How can Democrats win back working-class voters who have switched to the right?
The obvious solution is to become more populist. Less Hillary Clinton, more Bernie Sanders. Tax the rich, spend more on welfare, make health care universal and oppose new trade deals.
Except we have seen social democrats try this in Europe and it didn’t work.
When left-wing parties cling to a shrinking working-class electorate, they end up neglecting middle-income supporters — and satisfy neither. Parties that takes sides are more successful.
Same story everywhere
In France, the Socialist Party competed with the far-right National Front for the support of post-industrial workers in the country’s rust belt. Emmanuel Macron created a new party for the progressive middle class and bested both.
In Germany, the Social Democrats have lost bastion after bastion in the industrial Ruhr area. Blue-collar voters, now in the minority, haven’t forgiven the party for liberalizing labor policies and supporting free-trade deals. Yet the Social Democrats continue to prioritize them in their platform. That risks alienating white-collar professionals.
Ask the Dutch Labor Party. It saw its support go down from 25 to 8 percent in the most recent election. Two parties that are unambiguously cosmopolitan and internationalist, the liberal Democrats and Greens, gained at its expense.
Balancing act
There are two lessons for Democrats:
- Politics is a balancing act. Lean too far one way and you lose voters on the other side.
- You can’t reverse in a single election what’s been decades in the making.
The Dutch Labor Party has been losing low-income voters to the far left and the far right for years. They blame it for the failures of the multicultural society and are not going to be lured back by the promise a stricter immigration policy. (Labor tried.) These voters have lost faith in their party.
Democrats in the United States can adopt more populist slogans and deemphasize identity politics, but voters in the Rust Belt will still see them as liberal and internationalist in 2020. Because they are.
Let Democrats be Democrats
Democrats are the party of cities, feminists, minorities, professionals, the tech industry and young people. They won’t fool the working class by trying to be something they’re not. But they could turn off college graduates, minorities and millennials — and those three groups don’t show up enough in local and state elections as it is.

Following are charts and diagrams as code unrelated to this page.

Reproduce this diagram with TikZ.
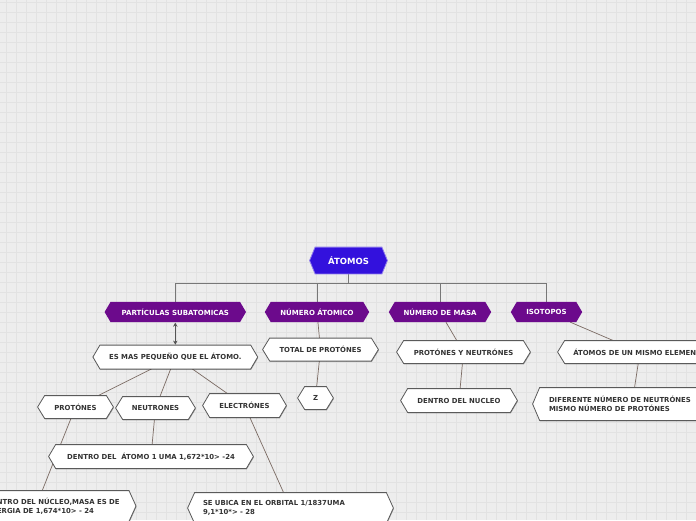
\documentclass[tikz,border=0pt]{standalone}
\usepackage{fontspec}
\setmainfont{DejaVu Sans}
\usetikzlibrary{arrows.meta,shadows,calc}
\definecolor{bgc}{HTML}{EDEDED}
\definecolor{gridc}{HTML}{E2E2E2}
\definecolor{rootc}{HTML}{3311DD}
\definecolor{purp}{HTML}{6C0A8C}
\definecolor{txtc}{HTML}{333333}
\definecolor{bord}{HTML}{5A5A5A}
\definecolor{treec}{HTML}{777777}
\definecolor{linkc}{HTML}{7A6A62}
\definecolor{arrc}{HTML}{555555}
\makeatletter
\newdimen\hx@inset
\pgfkeys{/pgf/hex inset/.initial=7pt}
\pgfdeclareshape{hexbox}{
  \inheritsavedanchors[from=rectangle]
  \inheritanchorborder[from=rectangle]
  \inheritanchor[from=rectangle]{center}
  \inheritanchor[from=rectangle]{north}
  \inheritanchor[from=rectangle]{south}
  \inheritanchor[from=rectangle]{east}
  \inheritanchor[from=rectangle]{west}
  \inheritanchor[from=rectangle]{north east}
  \inheritanchor[from=rectangle]{north west}
  \inheritanchor[from=rectangle]{south east}
  \inheritanchor[from=rectangle]{south west}
  \inheritanchor[from=rectangle]{base}
  \inheritanchor[from=rectangle]{mid}
  \backgroundpath{%
    \pgfmathsetlength\hx@inset{\pgfkeysvalueof{/pgf/hex inset}}%
    \southwest \edef\hx@xa{\the\pgf@x}\edef\hx@ya{\the\pgf@y}%
    \northeast \edef\hx@xb{\the\pgf@x}\edef\hx@yb{\the\pgf@y}%
    \pgf@xc=\hx@xb\relax \advance\pgf@xc by \hx@inset \edef\hx@xc{\the\pgf@xc}%
    \pgf@xc=\hx@xa\relax \advance\pgf@xc by -\hx@inset \edef\hx@xd{\the\pgf@xc}%
    \pgf@yc=\hx@ya\relax \advance\pgf@yc by \hx@yb\relax \divide\pgf@yc by 2 \edef\hx@yc{\the\pgf@yc}%
    \pgfpathmoveto{\pgfqpoint{\hx@xa}{\hx@ya}}%
    \pgfpathlineto{\pgfqpoint{\hx@xb}{\hx@ya}}%
    \pgfpathlineto{\pgfqpoint{\hx@xc}{\hx@yc}}%
    \pgfpathlineto{\pgfqpoint{\hx@xb}{\hx@yb}}%
    \pgfpathlineto{\pgfqpoint{\hx@xa}{\hx@yb}}%
    \pgfpathlineto{\pgfqpoint{\hx@xd}{\hx@yc}}%
    \pgfpathclose
  }
}
\makeatother
\pgfdeclarelayer{gridlayer}
\pgfdeclarelayer{edgelayer}
\pgfsetlayers{gridlayer,edgelayer,main}
\tikzset{
  hexbase/.style={shape=hexbox, inner xsep=2pt, inner ysep=0pt},
  rootbox/.style={hexbase, /pgf/hex inset=5.5pt, fill=rootc, draw=rootc!55!white, line width=0.8pt,
    text=white, font=\bfseries\fontsize{8.5}{10}\selectfont},
  catbox/.style={hexbase, /pgf/hex inset=6pt, fill=purp, draw=none, text=white,
    font=\bfseries\fontsize{7}{9}\selectfont, minimum height=20pt},
  leafbox/.style={hexbase, /pgf/hex inset=7pt, fill=white, draw=bord, line width=0.8pt, text=txtc,
    font=\bfseries\fontsize{6.9}{9.4}\selectfont,
    drop shadow={shadow xshift=0.4pt, shadow yshift=-1pt, opacity=0.35, fill=black}},
  tree/.style={draw=treec, line width=0.8pt},
  link/.style={draw=linkc, line width=0.7pt},
  dbl/.style={draw=arrc, line width=0.9pt, {Stealth[length=4pt,width=4.5pt]}-{Stealth[length=4pt,width=4.5pt]}},
}
\begin{document}
\begin{tikzpicture}[x=1pt,y=-1pt]
\useasboundingbox (0,0) rectangle (696,520);
\begin{pgfonlayer}{gridlayer}
  \fill[bgc] (0,0) rectangle (696,520);
  \foreach \i in {6,16,...,696} \draw[gridc, line width=0.8pt] (\i,0) -- (\i,520);
  \foreach \j in {2,12,...,520} \draw[gridc, line width=0.8pt] (0,\j) -- (696,\j);
\end{pgfonlayer}

% root and categories
\node[rootbox, minimum width=66pt, minimum height=26pt] (atomos) at (348.5,260.5) {ÁTOMOS};
\node[catbox, minimum width=129pt] (ps) at (175.3,312) {PARTÍCULAS SUBATOMICAS};
\node[catbox, minimum width=92pt] (na) at (317,312) {NÚMERO ÁTOMICO};
\node[catbox, minimum width=90pt] (nm) at (440,312) {NÚMERO DE MASA};
\node[catbox, minimum width=59pt] (is) at (546.5,312) {ISOTOPOS};

% leaves
\node[leafbox, minimum width=150pt, minimum height=23pt] (es) at (175.3,357) {ES MAS PEQUEÑO QUE EL ÁTOMO.};
\node[leafbox, minimum width=101pt, minimum height=22pt] (tp) at (320.5,349.5) {TOTAL DE PROTÓNES};
\node[leafbox, minimum width=119pt, minimum height=22pt] (pyn) at (463.5,352) {PROTÓNES Y NEUTRÓNES};
\node[leafbox, minimum width=150pt, minimum height=22pt] (amme) at (640,352) {ÁTOMOS DE UN MISMO ELEMENTO};
\node[leafbox, minimum width=21pt, minimum height=22pt] (z) at (315.5,398) {Z};
\node[leafbox, minimum width=102pt, minimum height=23pt] (dn) at (459,400.5) {DENTRO DEL NUCLEO};
\node[leafbox, minimum height=32pt, inner xsep=9pt, text width=166pt, align=left] (dif) at (632,404)
  {DIFERENTE NÚMERO DE NEUTRÓNES\\MISMO NÚMERO DE PROTÓNES};
\node[leafbox, minimum width=61pt, minimum height=22pt] (pr) at (75.5,407) {PROTÓNES};
\node[leafbox, minimum width=65pt, minimum height=22pt] (ne) at (155.5,408) {NEUTRONES};
\node[leafbox, minimum width=69pt, minimum height=23pt] (el) at (244.5,405.5) {ELECTRÓNES};
\node[leafbox, minimum width=190pt, minimum height=23pt] (da) at (151,456.5) {DENTRO DEL\ \ ÁTOMO 1 UMA 1,672*10> -24};
\node[leafbox, minimum height=30pt, inner xsep=9pt, align=left, anchor=east] (nuc) at (129,506)
  {DENTRO DEL NÚCLEO,MASA ES DE\\ENERGIA DE 1,674*10> - 24};
\node[leafbox, minimum height=30pt, inner xsep=8pt, text width=175pt, align=left] (seu) at (290.5,508)
  {SE UBICA EN EL ORBITAL 1/1837UMA\\9,1*10*> - 28};

\begin{pgfonlayer}{edgelayer}
  \coordinate (bar) at (348.5,283);
  \draw[tree] (atomos.south) -- (bar);
  \draw[tree] (ps.north) -- (ps.north |- bar) -- (is.north |- bar) -- (is.north);
  \draw[tree] (na.north) -- (na.north |- bar);
  \draw[tree] (nm.north) -- (nm.north |- bar);
  \draw[link] (na) -- (tp);
  \draw[link] (tp) -- (z);
  \draw[link] (nm) -- (pyn);
  \draw[link] (pyn) -- (dn);
  \draw[link] (is) -- (amme);
  \draw[link] (amme) -- (dif);
  \draw[link] (es) -- (pr);
  \draw[link] (es) -- (ne);
  \draw[link] (es) -- (el);
  \draw[link] (ne) -- (da);
  \draw[link] (pr) -- ([xshift=-17pt]nuc.center);
  \draw[link] (el) -- (seu);
\end{pgfonlayer}
\draw[dbl] ([yshift=-0.5pt]ps.south) -- ([yshift=0.5pt]ps.south |- es.north);
\end{tikzpicture}
\end{document}
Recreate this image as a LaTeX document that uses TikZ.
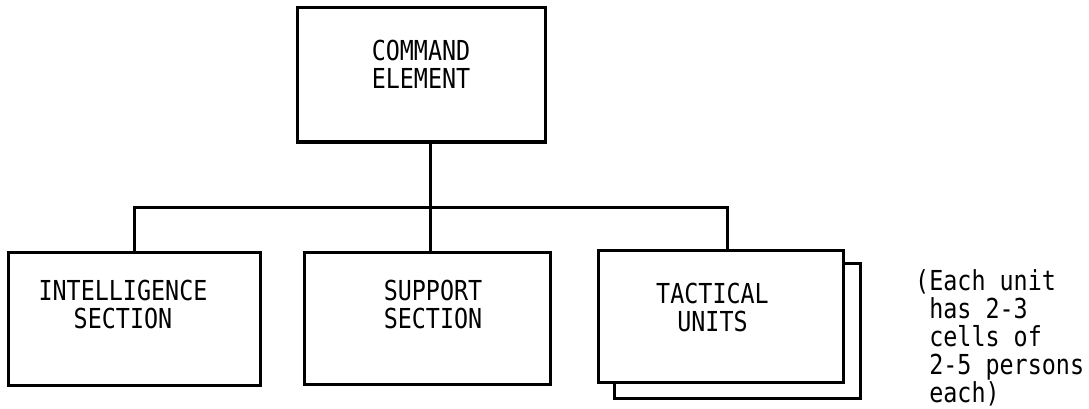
\documentclass[tikz,border=0pt]{standalone}
\usepackage{fontspec}
\setmonofont[FakeStretch=0.85]{DejaVu Sans Mono}
\begin{document}
\begin{tikzpicture}[x=1pt,y=-1pt,
        box/.style={draw, line width=3pt, fill=white, inner sep=0pt},
        boxtext/.style={align=center, inner sep=0pt, font=\ttfamily\fontsize{27.5}{28}\selectfont},
        link/.style={line width=3pt}]
        \useasboundingbox (0,0) rectangle (1089,409);

        %the boxes
        \node[box, minimum width=248pt, minimum height=134pt] (cmd) at (421,75) {};
        \node[box, minimum width=252pt, minimum height=133pt] (intel) at (134,318.5) {};
        \node[box, minimum width=246pt, minimum height=132pt] (supp) at (427,318) {};
        \node[box, minimum width=246pt, minimum height=135pt] (tactback) at (737,330.5) {};
        \node[box, minimum width=245pt, minimum height=132pt] (tact) at (720.5,316) {};

        %texts in the boxes
        \node[boxtext] (cmdtxt) at ([yshift=11pt]cmd.center) {COMMAND\\ELEMENT};
        \node[boxtext] (inteltxt) at ([xshift=-11pt,yshift=14pt]intel.center) {INTELLIGENCE\\SECTION};
        \node[boxtext] (supptxt) at ([xshift=6pt,yshift=14pt]supp.center) {SUPPORT\\SECTION};
        \node[boxtext] (tacttxt) at ([xshift=-8pt,yshift=9pt]tact.center) {TACTICAL\\UNITS};

        %the connectors
        \coordinate (trunk) at (430,207);
        \draw[link] (cmd.south -| trunk) -- (trunk);
        \draw[link] (intel.north) |- (trunk) -| ([xshift=7pt]tact.north);
        \draw[link] (trunk) -- (supp.north -| trunk);

        \node[boxtext, align=left, anchor=north west] (note) at (915,269)
            {(Each unit\\\hphantom{(}has 2-3\\\hphantom{(}cells of\\\hphantom{(}2-5 persons\\\hphantom{(}each)};
    \end{tikzpicture}
\end{document}
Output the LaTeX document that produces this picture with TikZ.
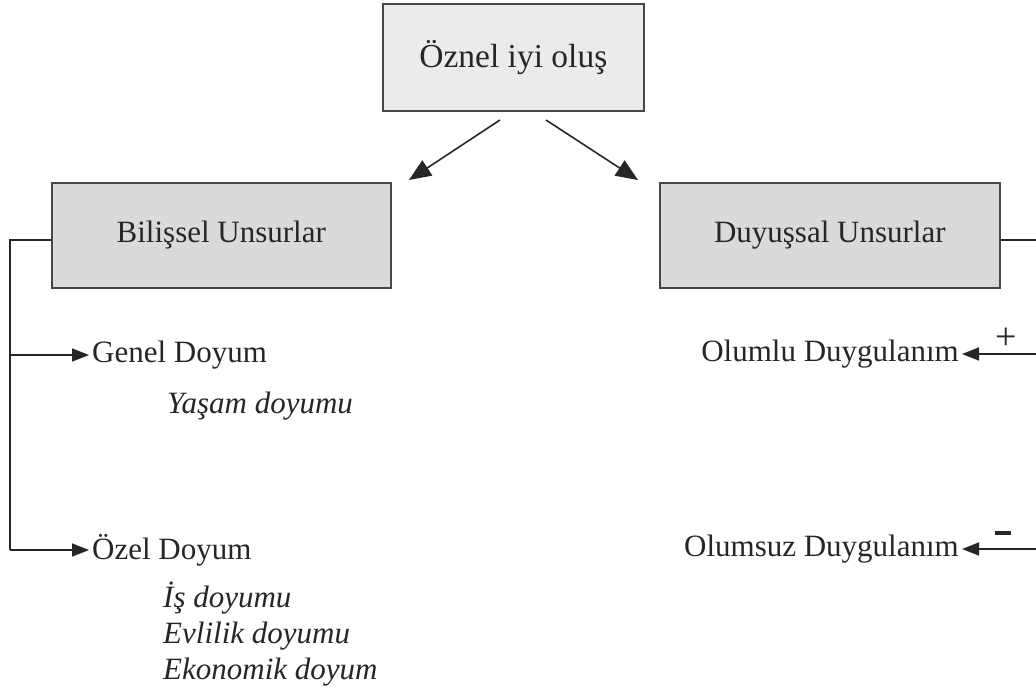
\documentclass[tikz,border=0pt]{standalone}
\usepackage{fontspec}
\setmainfont{Liberation Serif}
\usetikzlibrary{arrows.meta}
\definecolor{ink}{HTML}{262626}
\definecolor{topfill}{HTML}{EBEBEB}
\definecolor{boxfill}{HTML}{D9DADA}
\begin{document}
\begin{tikzpicture}[x=1pt,y=-1pt,
  txt/.style={text=ink,font=\fontsize{31}{36}\selectfont,inner sep=0pt},
  item/.style={txt,inner xsep=3pt},
  itxt/.style={txt,font=\fontsize{31}{36}\selectfont\itshape,align=left},
  panel/.style={draw=ink!85,line width=1.6pt,txt,anchor=north west},
  link/.style={draw=ink,line width=1.6pt},
  bigarrow/.style={link,-{Triangle[length=22pt,width=18pt]}},
  smallarrow/.style={link,-{Triangle[length=17pt,width=13pt]}}]
\useasboundingbox (0,0) rectangle (1036,686);

% top concept
\node[panel,fill=topfill,minimum width=261pt,minimum height=107pt,
      font=\fontsize{33.5}{38}\selectfont] (top) at (382,3) {Öznel iyi oluş};

% two components
\node[panel,fill=boxfill,minimum width=339pt,minimum height=105pt] (cog) at (51,182) {Bilişsel Unsurlar};
\node[panel,fill=boxfill,minimum width=340pt,minimum height=105pt] (aff) at (659,182) {Duyuşsal Unsurlar};

\coordinate (tl) at (500,120);
\coordinate (tr) at (546,120);
\coordinate (cl) at (409,180);
\coordinate (cr) at (638,180);
\draw[bigarrow] (tl) -- (cl);
\draw[bigarrow] (tr) -- (cr);

% cognitive branch
\node[item,anchor=west] (gen) at (89,355) {Genel Doyum};
\node[itxt,anchor=west] (genx) at (167,406) {Yaşam doyumu};
\node[item,anchor=west] (oz) at (89,550) {Özel Doyum};
\node[itxt,anchor=north west] (ozx) at (163,582) {İş doyumu\\Evlilik doyumu\\Ekonomik doyum};

\coordinate (lt) at (10,240);
\coordinate (lg) at (10,355);
\coordinate (lo) at (10,550);
\draw[link] (cog.west |- lt) -- (lt) -- (lo);
\draw[smallarrow] (lg) -- (gen.west);
\draw[smallarrow] (lo) -- (oz.west);

% affective branch
\node[item,anchor=east] (pos) at (962,354) {Olumlu Duygulanım};
\node[item,anchor=east] (neg) at (962,549) {Olumsuz Duygulanım};

\coordinate (rt) at (1036,240);
\coordinate (rp) at (1036,354);
\coordinate (rn) at (1036,549);
\draw[link] (aff.east |- rt) -- (rt);
\draw[smallarrow] (rp) -- (pos.east);
\draw[smallarrow] (rn) -- (neg.east);
\node[txt,font=\fontsize{38}{40}\selectfont] (plus) at (1006,339) {+};
\draw[ink,line width=3.5pt] (995,533) -- (1011,533);
\end{tikzpicture}
\end{document}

Democrats must learn to appreciate what they have. Center-left parties in Europe can only dream of such a broad coalition as theirs. Democrats are the majority of the country. Clinton won three million more votes than Donald Trump. 100,000 more votes in Florida and 200,000 more votes in North Carolina and she could have afforded to lose Michigan, Ohio, Pennsylvania and Wisconsin to the Republican.
Workers need a party, but they have more in common with farmers, shopkeepers and small-town folk than they do with coders, teachers and the self-employed. Democrats need to accept the defection of the working class and move on.
Times change. Parties need to change with them.